Material provided.
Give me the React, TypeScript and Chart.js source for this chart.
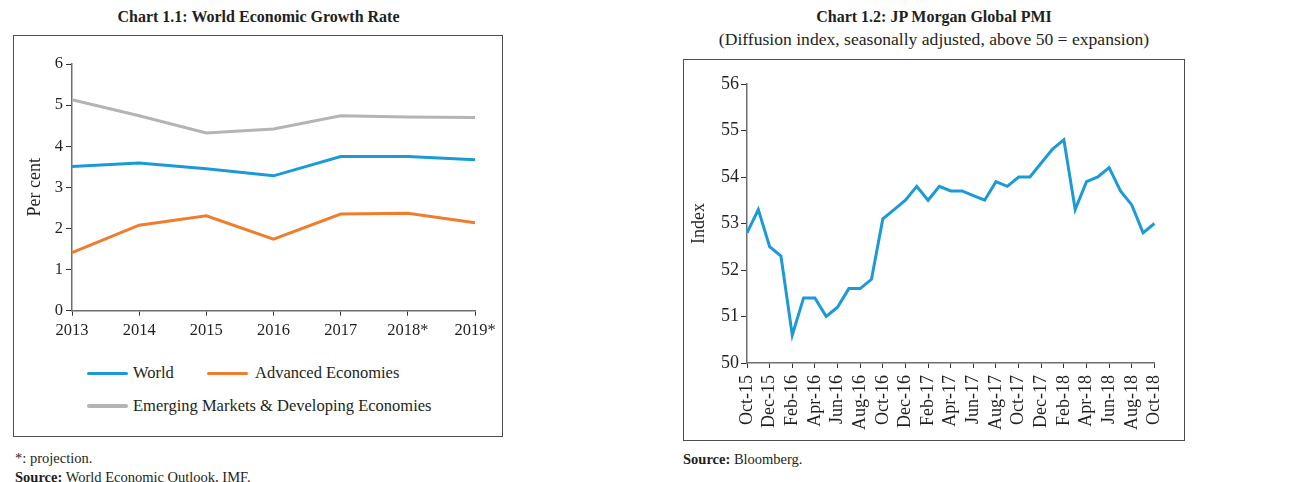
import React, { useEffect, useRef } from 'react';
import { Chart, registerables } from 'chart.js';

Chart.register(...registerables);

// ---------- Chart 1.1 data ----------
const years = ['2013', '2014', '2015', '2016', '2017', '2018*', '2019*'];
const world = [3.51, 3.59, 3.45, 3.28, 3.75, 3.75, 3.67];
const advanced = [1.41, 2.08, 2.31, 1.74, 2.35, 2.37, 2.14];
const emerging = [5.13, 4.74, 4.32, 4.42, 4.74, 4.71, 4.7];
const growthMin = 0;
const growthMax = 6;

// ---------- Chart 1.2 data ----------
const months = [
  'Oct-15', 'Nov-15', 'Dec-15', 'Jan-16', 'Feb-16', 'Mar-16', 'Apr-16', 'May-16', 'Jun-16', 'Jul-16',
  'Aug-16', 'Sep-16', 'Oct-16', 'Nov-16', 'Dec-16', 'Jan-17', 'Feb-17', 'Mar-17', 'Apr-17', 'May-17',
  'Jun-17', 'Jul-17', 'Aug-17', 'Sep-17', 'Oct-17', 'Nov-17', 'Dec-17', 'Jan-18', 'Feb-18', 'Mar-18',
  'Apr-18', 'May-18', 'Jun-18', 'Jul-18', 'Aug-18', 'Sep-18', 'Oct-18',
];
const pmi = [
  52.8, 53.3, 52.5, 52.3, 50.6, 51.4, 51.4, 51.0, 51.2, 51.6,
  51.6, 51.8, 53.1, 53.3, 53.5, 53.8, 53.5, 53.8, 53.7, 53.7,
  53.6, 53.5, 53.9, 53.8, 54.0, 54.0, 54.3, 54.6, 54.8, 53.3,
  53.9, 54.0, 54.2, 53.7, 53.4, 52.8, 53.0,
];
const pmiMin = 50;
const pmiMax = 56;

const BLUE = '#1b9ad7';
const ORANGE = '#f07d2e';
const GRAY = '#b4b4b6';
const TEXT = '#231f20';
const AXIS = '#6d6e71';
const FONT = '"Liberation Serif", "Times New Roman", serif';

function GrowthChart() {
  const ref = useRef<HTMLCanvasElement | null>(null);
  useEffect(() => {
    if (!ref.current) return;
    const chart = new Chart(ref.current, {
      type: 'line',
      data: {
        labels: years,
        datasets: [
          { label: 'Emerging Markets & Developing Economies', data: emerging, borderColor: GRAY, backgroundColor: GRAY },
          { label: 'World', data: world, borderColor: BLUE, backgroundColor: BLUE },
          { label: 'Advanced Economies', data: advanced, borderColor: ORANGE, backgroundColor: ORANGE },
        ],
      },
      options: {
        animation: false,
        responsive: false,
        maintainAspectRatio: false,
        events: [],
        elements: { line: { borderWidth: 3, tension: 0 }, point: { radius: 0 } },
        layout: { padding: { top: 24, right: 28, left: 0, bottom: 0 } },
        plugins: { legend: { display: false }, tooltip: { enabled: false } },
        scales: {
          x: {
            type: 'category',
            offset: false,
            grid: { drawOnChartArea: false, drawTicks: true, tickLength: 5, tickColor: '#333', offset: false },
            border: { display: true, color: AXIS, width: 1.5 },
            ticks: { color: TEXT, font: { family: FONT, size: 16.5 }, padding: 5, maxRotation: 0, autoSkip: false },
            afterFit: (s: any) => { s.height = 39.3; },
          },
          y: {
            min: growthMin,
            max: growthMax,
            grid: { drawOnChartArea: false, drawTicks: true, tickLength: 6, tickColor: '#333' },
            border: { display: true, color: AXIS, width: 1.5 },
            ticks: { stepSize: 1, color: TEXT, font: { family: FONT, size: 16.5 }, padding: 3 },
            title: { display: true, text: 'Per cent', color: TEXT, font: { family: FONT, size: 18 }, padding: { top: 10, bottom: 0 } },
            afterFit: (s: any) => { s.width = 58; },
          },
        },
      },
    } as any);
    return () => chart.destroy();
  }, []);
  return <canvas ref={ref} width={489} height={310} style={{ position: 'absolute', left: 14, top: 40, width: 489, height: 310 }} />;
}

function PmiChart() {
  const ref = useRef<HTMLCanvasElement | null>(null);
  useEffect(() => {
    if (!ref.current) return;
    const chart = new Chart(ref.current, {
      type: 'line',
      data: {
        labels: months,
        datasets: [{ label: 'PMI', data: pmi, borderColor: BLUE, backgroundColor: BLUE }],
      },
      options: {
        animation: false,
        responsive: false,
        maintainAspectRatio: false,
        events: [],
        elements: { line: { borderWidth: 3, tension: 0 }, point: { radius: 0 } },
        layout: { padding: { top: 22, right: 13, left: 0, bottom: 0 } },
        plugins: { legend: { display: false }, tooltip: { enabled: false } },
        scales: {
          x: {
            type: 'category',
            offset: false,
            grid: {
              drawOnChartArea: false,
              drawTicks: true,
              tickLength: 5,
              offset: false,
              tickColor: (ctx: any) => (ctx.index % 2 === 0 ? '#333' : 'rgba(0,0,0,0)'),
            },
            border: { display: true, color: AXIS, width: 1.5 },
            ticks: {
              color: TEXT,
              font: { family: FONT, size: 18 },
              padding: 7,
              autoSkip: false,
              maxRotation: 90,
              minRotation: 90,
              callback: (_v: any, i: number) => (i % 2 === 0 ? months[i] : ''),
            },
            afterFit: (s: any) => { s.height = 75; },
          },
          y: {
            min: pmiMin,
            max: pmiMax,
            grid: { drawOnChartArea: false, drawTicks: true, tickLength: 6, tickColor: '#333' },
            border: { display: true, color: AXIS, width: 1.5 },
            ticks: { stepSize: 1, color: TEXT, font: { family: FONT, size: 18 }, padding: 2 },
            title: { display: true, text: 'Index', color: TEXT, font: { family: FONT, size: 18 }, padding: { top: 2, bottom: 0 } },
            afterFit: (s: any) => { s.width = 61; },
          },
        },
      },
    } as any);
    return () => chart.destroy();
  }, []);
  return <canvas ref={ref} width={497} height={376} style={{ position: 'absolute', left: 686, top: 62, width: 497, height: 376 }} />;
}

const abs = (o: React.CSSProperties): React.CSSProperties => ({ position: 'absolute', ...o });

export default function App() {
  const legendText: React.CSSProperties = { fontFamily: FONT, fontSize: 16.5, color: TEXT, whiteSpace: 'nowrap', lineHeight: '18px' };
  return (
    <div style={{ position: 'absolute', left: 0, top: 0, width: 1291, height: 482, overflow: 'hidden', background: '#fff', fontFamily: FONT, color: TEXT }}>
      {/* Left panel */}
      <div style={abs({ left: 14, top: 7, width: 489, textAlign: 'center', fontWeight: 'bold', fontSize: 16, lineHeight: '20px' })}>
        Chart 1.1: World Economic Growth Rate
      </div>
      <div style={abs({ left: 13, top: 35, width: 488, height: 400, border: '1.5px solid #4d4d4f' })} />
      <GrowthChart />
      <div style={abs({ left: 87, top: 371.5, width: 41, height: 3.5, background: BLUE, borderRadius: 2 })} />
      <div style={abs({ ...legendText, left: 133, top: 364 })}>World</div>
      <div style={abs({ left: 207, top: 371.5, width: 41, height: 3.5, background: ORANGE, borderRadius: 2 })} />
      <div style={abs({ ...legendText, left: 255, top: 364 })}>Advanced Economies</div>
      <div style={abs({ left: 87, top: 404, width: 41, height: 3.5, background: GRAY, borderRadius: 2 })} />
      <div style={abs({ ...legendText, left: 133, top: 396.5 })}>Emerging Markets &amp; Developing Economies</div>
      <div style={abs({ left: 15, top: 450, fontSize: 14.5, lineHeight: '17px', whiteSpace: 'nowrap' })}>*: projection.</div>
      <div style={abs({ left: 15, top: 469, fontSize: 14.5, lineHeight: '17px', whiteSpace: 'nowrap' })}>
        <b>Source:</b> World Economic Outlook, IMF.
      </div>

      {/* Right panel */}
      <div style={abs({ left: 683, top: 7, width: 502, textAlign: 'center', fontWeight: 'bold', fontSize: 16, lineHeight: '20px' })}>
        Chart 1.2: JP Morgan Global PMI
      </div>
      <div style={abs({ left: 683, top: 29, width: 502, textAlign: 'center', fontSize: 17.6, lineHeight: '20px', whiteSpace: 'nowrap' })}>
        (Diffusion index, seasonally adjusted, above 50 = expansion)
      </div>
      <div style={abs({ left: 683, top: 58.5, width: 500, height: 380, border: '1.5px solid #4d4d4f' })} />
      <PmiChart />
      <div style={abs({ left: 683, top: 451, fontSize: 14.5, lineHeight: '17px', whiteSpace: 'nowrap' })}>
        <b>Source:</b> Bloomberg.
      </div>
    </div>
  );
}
==
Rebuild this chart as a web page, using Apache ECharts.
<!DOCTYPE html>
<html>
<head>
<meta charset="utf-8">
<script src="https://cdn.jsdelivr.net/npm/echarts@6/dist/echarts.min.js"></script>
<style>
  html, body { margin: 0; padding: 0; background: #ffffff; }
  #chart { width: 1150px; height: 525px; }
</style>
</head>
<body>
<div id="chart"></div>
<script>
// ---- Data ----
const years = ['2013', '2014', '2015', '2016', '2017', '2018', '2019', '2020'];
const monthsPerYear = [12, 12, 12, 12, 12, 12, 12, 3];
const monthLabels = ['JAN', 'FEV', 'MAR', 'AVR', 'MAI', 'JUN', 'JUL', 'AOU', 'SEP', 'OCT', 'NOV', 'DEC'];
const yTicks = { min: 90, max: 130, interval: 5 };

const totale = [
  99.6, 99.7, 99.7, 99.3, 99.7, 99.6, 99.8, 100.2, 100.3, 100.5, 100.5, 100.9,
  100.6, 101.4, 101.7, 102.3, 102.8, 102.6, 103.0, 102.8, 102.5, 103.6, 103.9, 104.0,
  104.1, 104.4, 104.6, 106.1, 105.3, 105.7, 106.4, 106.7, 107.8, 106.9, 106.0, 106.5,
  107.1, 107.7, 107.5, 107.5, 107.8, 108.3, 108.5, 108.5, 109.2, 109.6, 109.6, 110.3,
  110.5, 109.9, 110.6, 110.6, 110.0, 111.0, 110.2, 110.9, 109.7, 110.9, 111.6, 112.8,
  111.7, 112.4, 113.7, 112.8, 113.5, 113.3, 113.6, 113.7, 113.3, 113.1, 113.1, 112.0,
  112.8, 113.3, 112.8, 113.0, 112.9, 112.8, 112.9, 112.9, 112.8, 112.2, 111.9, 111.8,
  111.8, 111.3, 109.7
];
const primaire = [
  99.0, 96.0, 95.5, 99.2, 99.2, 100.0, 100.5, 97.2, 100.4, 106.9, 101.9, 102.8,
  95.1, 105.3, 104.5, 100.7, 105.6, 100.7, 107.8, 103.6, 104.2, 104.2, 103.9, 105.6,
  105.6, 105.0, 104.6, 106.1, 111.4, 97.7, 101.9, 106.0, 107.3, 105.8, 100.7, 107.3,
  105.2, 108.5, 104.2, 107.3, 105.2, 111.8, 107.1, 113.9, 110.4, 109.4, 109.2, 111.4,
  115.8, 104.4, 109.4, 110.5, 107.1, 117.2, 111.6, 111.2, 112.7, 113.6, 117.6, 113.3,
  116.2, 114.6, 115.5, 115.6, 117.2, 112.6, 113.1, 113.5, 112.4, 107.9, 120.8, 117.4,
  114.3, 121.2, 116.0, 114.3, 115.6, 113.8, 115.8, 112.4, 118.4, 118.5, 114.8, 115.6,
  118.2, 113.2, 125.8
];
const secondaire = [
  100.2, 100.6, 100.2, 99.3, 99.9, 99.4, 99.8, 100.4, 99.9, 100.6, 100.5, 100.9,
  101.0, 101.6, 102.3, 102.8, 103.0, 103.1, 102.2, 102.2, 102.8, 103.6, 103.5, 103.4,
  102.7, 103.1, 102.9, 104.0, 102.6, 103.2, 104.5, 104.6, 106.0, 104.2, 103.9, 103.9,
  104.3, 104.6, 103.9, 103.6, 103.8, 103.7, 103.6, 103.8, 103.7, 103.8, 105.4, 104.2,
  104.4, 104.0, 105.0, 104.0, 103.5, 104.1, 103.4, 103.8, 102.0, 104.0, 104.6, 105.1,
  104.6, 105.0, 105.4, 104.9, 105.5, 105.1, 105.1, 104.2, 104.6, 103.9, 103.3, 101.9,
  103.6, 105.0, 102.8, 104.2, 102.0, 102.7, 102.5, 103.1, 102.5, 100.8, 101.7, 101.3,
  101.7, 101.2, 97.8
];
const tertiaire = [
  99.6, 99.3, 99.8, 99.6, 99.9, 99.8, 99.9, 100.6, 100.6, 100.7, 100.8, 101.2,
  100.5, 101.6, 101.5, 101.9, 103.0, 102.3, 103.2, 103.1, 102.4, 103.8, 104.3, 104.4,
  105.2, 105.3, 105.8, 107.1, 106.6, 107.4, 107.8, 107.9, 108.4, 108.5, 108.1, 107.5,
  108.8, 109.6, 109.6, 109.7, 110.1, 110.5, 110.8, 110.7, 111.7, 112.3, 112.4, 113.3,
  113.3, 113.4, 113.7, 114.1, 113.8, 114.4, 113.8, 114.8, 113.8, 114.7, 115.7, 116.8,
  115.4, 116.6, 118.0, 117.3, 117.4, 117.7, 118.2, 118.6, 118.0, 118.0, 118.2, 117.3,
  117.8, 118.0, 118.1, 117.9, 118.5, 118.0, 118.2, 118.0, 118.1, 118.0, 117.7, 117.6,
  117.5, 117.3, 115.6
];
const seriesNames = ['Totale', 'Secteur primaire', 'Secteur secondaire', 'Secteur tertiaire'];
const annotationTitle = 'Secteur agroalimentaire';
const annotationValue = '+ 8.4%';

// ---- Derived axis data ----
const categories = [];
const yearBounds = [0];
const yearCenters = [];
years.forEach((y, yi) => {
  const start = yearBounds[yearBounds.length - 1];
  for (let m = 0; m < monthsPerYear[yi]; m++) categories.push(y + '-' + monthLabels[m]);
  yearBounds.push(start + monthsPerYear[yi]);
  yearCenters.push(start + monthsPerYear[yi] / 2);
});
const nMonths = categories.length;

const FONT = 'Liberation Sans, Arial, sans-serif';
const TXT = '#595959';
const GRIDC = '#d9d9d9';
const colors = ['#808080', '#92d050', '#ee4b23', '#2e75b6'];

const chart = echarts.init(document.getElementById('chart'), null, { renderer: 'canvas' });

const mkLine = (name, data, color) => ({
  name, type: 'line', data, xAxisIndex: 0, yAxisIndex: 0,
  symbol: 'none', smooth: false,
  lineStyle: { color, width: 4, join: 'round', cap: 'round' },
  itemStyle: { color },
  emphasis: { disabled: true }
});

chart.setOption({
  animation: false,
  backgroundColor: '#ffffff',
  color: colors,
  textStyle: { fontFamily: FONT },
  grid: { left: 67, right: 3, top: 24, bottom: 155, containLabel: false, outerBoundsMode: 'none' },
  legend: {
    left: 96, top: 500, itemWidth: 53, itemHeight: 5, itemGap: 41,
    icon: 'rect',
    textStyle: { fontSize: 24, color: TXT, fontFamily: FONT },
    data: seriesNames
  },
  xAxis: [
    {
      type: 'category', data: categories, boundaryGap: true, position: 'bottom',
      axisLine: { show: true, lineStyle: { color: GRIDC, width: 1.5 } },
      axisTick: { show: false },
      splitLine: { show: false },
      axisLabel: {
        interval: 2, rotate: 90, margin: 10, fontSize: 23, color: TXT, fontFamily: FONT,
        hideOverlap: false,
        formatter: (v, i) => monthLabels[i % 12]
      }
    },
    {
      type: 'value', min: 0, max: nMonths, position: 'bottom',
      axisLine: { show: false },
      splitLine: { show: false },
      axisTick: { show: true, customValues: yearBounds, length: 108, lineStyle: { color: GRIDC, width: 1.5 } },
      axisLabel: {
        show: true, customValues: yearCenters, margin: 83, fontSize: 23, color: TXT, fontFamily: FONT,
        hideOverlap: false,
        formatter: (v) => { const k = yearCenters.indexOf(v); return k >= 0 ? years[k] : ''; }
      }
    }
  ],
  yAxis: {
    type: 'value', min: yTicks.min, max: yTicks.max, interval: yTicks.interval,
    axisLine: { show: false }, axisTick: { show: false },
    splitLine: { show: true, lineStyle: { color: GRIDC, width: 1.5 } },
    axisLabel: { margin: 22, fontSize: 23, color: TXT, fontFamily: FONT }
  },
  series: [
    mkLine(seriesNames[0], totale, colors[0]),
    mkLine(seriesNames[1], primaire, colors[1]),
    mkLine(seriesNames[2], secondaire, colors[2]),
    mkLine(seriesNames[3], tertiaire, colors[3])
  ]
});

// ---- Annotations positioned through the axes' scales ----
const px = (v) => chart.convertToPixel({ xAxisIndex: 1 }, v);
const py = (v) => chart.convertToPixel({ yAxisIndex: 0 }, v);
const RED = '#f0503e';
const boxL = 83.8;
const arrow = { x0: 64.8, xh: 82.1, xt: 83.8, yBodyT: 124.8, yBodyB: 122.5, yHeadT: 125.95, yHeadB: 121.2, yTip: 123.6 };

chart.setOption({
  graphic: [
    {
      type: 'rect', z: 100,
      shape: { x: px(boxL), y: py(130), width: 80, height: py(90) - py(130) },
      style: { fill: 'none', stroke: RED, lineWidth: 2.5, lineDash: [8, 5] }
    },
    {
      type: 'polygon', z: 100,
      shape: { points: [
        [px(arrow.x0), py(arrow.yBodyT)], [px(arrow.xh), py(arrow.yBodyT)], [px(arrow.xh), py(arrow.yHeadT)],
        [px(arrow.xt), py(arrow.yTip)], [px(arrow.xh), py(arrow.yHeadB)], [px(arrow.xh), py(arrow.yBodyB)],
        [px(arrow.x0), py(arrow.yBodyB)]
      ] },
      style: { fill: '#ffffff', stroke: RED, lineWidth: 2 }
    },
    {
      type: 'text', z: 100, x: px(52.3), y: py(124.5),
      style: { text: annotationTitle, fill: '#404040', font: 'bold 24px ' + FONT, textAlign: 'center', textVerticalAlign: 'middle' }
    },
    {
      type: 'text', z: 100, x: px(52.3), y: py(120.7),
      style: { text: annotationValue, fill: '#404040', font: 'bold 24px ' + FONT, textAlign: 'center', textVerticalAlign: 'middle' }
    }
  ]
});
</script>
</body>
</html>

To be done.
Exactly the lines starting at the line containing "Give me the" and ending at the line containing "const growthMax = 6;" should be transcribed, both included; omit the pictures.

Solved exercise.
Give me the React, TypeScript and Chart.js source for this chart.
import React, { useEffect, useRef } from 'react';
import { Chart, registerables } from 'chart.js';

Chart.register(...registerables);

// ---------- Chart 1.1 data ----------
const years = ['2013', '2014', '2015', '2016', '2017', '2018*', '2019*'];
const world = [3.51, 3.59, 3.45, 3.28, 3.75, 3.75, 3.67];
const advanced = [1.41, 2.08, 2.31, 1.74, 2.35, 2.37, 2.14];
const emerging = [5.13, 4.74, 4.32, 4.42, 4.74, 4.71, 4.7];
const growthMin = 0;
const growthMax = 6;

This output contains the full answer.